Sen. Sheldon Whitehouse (D) of Rhode Island lingered over past testimony from former Federal Reserve Chairman Alan Greenspan, repeating Mr. Greenspan’s belief that “the benefits of [newly legalized immigrant workers] significantly outweigh the costs.” 

Sen. Lindsey Graham (R) of South Carolina, a long-standing champion of immigration reform, summarized the deteriorating fiscal state of Medicare, Medicaid, and Social Security, citing a growing imbalance between the share of workers versus retirees. “Unless we have a massive baby boom," he concluded, "the numbers are going the wrong direction.”

Newly legalized workers would be accorded all the worker protections allowed to US citizens, said Sen. Charles Schumer (D) of New York, and would no longer need to take cash under the table or to be paid through other surreptitious means.
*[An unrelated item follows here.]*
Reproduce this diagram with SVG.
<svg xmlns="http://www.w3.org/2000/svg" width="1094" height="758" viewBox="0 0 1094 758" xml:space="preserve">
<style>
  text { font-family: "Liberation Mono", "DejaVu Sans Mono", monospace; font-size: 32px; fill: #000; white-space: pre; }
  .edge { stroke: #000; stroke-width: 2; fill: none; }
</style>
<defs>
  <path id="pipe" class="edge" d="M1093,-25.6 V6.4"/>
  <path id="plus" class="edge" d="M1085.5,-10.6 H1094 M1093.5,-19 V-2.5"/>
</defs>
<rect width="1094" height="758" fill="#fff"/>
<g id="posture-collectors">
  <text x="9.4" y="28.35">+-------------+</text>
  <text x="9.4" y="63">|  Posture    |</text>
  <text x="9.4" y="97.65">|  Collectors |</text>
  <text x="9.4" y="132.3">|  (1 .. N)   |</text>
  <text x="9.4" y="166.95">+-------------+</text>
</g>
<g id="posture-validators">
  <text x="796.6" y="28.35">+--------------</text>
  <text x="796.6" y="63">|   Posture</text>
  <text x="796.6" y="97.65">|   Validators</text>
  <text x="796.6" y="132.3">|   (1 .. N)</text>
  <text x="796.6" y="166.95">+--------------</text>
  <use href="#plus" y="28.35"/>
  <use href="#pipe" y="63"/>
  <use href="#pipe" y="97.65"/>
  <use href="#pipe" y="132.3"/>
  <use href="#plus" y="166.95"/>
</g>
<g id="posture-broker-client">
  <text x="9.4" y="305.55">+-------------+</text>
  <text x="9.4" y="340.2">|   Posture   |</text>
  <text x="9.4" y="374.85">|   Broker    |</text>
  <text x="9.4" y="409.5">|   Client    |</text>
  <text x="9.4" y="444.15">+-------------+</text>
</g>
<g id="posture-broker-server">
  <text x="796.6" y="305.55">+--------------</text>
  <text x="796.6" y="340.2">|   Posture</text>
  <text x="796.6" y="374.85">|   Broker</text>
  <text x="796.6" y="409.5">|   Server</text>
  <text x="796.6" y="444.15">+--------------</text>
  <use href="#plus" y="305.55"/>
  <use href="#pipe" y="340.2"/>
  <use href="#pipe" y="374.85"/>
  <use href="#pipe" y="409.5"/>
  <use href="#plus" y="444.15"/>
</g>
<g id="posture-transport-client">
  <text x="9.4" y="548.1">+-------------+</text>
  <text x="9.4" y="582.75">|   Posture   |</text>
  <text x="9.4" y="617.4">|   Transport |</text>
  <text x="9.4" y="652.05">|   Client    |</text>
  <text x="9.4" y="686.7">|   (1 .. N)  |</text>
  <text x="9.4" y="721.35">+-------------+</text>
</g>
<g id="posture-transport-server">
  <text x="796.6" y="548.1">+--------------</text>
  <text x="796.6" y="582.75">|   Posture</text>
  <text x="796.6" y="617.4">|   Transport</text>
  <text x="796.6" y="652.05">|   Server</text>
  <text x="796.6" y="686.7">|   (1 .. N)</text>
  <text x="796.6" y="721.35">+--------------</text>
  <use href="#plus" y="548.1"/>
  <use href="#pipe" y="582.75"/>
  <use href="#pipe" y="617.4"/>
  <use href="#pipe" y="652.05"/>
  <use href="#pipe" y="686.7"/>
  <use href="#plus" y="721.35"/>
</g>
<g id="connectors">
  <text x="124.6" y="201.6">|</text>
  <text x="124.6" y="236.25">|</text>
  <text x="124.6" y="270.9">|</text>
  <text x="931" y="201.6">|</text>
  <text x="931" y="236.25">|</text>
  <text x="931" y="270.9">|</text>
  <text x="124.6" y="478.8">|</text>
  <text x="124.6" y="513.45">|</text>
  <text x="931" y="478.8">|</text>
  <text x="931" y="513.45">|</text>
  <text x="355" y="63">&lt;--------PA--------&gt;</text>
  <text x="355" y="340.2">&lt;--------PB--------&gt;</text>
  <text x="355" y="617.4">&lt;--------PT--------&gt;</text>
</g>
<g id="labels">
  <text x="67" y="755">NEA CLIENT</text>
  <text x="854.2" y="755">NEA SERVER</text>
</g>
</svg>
As such, “isn't is harder for [employers] to take advantage [of workers] if they're legalized than if they're illegal?” Senator Schumer asked Kirsanow.
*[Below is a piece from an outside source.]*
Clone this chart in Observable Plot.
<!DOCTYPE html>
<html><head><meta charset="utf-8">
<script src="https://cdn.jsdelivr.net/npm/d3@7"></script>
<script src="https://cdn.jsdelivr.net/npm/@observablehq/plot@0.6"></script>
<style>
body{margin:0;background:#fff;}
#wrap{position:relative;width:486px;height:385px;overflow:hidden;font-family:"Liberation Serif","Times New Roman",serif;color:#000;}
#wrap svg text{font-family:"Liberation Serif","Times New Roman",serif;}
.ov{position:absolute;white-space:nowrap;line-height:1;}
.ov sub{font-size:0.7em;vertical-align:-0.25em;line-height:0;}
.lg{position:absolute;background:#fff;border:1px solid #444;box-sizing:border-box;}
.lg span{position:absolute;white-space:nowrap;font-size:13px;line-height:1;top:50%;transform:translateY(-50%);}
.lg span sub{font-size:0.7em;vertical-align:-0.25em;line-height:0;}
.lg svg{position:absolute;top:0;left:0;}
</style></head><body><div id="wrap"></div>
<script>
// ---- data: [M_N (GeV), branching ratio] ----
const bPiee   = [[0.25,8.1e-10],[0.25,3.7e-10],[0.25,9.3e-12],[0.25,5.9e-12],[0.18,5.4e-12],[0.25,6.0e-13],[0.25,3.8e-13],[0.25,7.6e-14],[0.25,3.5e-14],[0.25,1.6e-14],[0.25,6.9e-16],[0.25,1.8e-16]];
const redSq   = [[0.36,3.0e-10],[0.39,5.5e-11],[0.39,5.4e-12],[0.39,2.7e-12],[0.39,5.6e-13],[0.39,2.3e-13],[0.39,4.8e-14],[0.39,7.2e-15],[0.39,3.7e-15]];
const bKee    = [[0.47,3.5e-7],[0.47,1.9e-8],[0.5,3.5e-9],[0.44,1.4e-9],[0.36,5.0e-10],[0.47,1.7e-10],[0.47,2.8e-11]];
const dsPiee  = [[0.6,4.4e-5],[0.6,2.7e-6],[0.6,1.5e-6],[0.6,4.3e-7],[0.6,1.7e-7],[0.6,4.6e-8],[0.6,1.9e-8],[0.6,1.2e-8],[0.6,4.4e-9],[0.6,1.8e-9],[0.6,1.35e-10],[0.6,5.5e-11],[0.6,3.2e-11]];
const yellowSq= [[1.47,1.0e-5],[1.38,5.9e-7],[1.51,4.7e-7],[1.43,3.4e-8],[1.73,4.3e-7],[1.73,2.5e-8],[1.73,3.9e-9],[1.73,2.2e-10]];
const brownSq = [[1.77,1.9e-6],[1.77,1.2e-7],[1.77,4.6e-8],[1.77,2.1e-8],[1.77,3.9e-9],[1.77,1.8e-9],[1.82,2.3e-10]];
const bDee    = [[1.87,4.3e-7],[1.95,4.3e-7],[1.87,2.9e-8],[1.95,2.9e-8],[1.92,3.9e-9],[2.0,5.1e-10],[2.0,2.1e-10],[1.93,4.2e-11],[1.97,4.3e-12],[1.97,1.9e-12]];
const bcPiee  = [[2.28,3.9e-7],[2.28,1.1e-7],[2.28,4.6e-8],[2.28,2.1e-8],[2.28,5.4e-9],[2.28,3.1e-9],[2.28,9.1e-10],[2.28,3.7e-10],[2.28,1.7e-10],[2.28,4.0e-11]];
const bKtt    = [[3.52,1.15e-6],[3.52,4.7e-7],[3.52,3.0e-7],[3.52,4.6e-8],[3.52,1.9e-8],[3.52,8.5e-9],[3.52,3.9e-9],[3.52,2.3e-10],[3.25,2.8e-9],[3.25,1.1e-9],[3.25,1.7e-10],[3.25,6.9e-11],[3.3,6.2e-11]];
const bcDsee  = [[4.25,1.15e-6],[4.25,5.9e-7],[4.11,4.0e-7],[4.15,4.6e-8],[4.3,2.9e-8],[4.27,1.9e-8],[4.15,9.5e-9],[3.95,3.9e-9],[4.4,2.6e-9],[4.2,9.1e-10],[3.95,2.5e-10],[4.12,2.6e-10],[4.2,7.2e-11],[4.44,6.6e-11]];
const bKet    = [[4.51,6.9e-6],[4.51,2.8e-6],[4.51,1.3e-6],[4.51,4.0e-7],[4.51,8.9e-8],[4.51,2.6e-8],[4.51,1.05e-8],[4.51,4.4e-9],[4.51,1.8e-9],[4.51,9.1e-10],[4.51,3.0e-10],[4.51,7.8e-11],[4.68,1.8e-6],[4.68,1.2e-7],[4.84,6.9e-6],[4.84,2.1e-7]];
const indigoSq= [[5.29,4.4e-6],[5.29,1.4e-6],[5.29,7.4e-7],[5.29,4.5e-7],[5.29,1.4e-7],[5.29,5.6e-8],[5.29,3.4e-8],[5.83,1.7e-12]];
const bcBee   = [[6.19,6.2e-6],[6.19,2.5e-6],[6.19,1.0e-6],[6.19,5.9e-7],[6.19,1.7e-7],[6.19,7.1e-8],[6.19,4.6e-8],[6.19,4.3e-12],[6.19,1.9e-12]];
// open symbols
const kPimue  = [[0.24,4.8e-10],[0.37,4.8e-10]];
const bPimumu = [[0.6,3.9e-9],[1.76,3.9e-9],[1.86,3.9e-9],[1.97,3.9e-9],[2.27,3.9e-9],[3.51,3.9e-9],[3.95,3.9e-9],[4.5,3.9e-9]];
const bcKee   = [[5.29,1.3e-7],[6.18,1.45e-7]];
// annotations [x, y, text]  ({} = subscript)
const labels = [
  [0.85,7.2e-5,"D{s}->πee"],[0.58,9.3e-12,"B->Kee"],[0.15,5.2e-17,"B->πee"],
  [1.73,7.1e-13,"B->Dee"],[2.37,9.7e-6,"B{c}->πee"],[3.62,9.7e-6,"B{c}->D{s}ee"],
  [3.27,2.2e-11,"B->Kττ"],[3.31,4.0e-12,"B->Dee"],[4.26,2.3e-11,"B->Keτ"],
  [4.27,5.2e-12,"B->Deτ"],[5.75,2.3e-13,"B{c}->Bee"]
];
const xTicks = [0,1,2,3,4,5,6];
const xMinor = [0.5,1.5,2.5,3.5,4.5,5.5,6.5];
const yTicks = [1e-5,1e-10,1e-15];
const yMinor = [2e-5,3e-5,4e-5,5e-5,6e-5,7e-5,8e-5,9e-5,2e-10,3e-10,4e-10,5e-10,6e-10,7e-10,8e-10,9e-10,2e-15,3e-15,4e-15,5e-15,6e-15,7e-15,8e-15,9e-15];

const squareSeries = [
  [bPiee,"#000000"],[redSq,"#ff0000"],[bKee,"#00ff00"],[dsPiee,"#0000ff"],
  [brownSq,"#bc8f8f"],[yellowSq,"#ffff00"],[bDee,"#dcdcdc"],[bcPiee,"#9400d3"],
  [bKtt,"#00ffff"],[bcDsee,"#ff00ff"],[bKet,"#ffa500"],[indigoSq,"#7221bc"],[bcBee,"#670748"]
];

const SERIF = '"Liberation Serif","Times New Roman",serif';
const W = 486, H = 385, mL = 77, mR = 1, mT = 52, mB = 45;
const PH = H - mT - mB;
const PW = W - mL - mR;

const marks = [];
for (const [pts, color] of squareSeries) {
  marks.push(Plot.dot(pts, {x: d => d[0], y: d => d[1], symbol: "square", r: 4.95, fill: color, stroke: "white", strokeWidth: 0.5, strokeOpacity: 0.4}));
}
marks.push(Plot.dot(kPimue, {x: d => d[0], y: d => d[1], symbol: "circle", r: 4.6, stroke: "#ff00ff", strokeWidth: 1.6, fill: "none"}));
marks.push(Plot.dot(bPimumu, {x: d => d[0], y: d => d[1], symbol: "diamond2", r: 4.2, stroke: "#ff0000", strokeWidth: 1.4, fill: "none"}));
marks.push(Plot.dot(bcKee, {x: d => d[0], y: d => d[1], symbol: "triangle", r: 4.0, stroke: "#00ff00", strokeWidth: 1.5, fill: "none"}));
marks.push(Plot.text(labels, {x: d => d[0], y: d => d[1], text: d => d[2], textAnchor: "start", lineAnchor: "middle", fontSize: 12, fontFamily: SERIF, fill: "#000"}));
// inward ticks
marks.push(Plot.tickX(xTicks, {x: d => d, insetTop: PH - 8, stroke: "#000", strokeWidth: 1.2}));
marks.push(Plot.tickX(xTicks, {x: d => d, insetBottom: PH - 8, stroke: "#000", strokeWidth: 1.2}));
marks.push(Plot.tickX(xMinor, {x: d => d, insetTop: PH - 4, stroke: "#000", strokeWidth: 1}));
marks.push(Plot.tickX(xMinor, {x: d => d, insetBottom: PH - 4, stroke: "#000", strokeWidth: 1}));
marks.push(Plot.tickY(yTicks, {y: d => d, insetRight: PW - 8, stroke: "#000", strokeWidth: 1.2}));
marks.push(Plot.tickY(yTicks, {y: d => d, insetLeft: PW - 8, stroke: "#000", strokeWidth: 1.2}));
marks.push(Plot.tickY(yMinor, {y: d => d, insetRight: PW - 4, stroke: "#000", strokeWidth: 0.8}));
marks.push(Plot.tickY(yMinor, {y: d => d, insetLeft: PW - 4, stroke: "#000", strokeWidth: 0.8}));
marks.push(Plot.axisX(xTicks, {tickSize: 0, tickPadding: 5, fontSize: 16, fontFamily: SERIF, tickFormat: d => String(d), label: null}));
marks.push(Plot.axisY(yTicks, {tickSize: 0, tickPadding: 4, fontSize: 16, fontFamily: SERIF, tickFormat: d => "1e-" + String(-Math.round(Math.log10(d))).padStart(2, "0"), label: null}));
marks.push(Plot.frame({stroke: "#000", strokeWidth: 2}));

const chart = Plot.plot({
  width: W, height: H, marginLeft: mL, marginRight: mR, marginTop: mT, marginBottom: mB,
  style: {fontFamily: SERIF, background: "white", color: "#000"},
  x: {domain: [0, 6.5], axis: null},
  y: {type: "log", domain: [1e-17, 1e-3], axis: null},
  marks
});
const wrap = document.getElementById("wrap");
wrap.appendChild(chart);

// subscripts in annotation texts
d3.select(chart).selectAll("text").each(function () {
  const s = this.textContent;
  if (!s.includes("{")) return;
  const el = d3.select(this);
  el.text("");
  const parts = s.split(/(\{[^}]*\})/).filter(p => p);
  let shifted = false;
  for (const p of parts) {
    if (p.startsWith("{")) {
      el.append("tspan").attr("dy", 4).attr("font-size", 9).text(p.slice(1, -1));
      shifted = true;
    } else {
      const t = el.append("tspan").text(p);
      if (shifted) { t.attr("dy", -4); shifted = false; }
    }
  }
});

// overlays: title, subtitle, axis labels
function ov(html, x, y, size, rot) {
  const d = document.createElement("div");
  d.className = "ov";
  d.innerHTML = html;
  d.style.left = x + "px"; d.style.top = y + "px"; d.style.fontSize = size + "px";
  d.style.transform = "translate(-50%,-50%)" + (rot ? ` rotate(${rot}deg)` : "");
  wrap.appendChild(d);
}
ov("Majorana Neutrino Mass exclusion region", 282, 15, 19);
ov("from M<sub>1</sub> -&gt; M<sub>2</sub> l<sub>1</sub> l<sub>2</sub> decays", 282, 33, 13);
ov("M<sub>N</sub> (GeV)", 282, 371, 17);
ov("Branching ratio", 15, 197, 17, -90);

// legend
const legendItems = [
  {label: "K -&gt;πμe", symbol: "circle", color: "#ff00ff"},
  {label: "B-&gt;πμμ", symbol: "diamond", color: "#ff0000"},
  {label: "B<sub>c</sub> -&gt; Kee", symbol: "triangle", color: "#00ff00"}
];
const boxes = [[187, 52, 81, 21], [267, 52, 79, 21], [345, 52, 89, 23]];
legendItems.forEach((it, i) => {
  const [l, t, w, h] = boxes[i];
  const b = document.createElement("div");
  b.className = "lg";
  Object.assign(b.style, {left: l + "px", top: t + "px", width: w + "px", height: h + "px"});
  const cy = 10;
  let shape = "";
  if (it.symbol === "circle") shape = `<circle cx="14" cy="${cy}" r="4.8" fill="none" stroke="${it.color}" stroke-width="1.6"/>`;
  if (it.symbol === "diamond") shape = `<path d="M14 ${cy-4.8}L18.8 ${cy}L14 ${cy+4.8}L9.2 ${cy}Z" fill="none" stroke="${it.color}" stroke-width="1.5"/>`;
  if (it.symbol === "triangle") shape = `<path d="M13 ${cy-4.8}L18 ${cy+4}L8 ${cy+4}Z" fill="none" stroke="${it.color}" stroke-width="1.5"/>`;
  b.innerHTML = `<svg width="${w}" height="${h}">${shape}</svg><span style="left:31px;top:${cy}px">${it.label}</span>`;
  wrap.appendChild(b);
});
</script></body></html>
“Yes, senator, on the margins,” Kirsanow replied, before offering a possible middle ground. 

“Taking steps to ensure that it's difficult for rogue employers to employ illegal immigrants or employ anybody outside the framework of existing law would be very salutary,” he said, citing an employment verification system as one such measure to help deter illegal workers. “We can do that.”